Ever since the federal government decided to lease the former American Hebrew Academy in Greensboro to house unaccompanied immigrant children coming over the border, the place has become something of Greensboro’s “Area 51.”

That is, it has been a dark site with little information provided as to what was going on at the former academy campus at 4334 Hobbs Road in Greensboro – other than the fact that the former Hebrew Academy was being prepared to house unaccompanied alien children, largely those coming over the US border with Mexico.

Since mid-March of this year, the campus has become a beehive of activity as federal workers prepared for the site to take in children and those workers have conducted training exercises in preparation.

However, a note in a just-released federal government document indicates that, even though workers have been on site since mid-March and there has been a lot of training activity, maintenance and prep work – and millions of dollars spent – for the school meant to house up to 800 unaccompanied immigrant children, now the site is “ramping down” and it seems questionable whether even one child will ever be held there. That’s because other sites in line ahead of the Greensboro facility to take in children remain empty as well.

A reference in a new update by the US Department of Health and Human Services Office of Refugee Resettlement states that the only work that will be done for the time being at the facility is “upkeep,” while other activity will be halted indefinitely.

The statement reads, “On March 15, 2024, US Health and Human Services operationalized the Influx Care Facility Greensboro Children’s Center, in Greensboro, North Carolina, which will provide shelter for boys and girls, 13 to 17 years old. As of June 23, 2024, the Center ramped down its operations to facility upkeep. No children have been in care at the Center since it became operational in March. It will continue to have no children in care but must be ready to resume operations and accept children eight weeks after being notified by Office of Refugee Resettlement.”

The US Department of Health and Human Services has been working in recent years to make sure that unaccompanied immigrant children get placed with family members – or with other trusted sponsors  in the US – “as quickly and safely as possible.”

To see that happen, the department has opened a number of facilities meant to house children – ideally, only up to a few weeks – before they can be placed with a family member.

The former Hebrew Academy in Greensboro was to be one of those temporary holding facilities; however, since it’s now being ramped down, it’s not clear if it will ever be used for that purpose.

The US Office of Refugee Resettlement runs 289 facilities and programs across 29 states and the representatives of the operation state that the office always attempts to be “a good neighbor in the communities where facilities are located.”

The site in Greensboro has been one of controversy ever since it was announced – largely because it’s been very difficult to get information as to what’s been going on there and exactly what was planned for the facility.

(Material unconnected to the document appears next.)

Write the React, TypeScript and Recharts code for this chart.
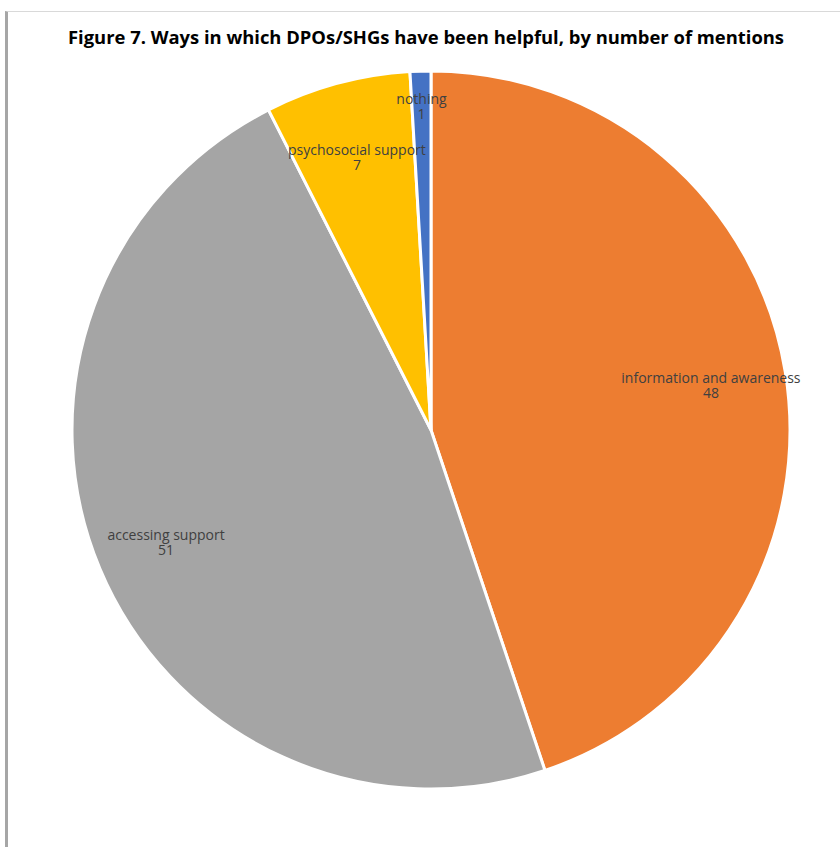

  Since mid-March, federal employees have been running training scenarios, fixing up the facility, and learning operations while employees such as kitchen staff, originally intended to feed the immigrant children, have been feeding the federal workers training at the site.

Now it looks like all of that may have been for naught:  The former Hebrew Academy place will only undergo upkeep, at least for the time being.  And it will be kept on a two-month alert that unaccompanied immigrant children may be held there,

According to a statement from the Office of Refugee Resettlement,
“Children age 17 and under who are unaccompanied by parents or other legal guardians and who have no lawful immigration status in the United States (unaccompanied children) and who are apprehended by the US Department of Homeland Security (HHS) are transferred to the care and custody of the HHS Office of Refugee Resettlement (ORR). HHS plays no role in the apprehension or detention of unaccompanied children prior to their referral to HHS custody. HHS does not provide care or custody for adult non-citizens or family units that include adults.”

By US Law, the office is required to provide for the care and custody of all unaccompanied children referred to the office until they’re placed with a “vetted sponsor – usually a parent or relative, while their immigration cases proceed.”

In a very real sense, these facilities are juvenile detention centers: Unaccompanied children remain under staff supervision at all times and the children in Office of Refugee Resettlement custody don’t attend local public schools. The federal government arranges for the security of the unaccompanied children 24 hours a day, seven days a week.

As of the end of June, there were just under 7,250 children in the care of the Office of Refugee Resettlement.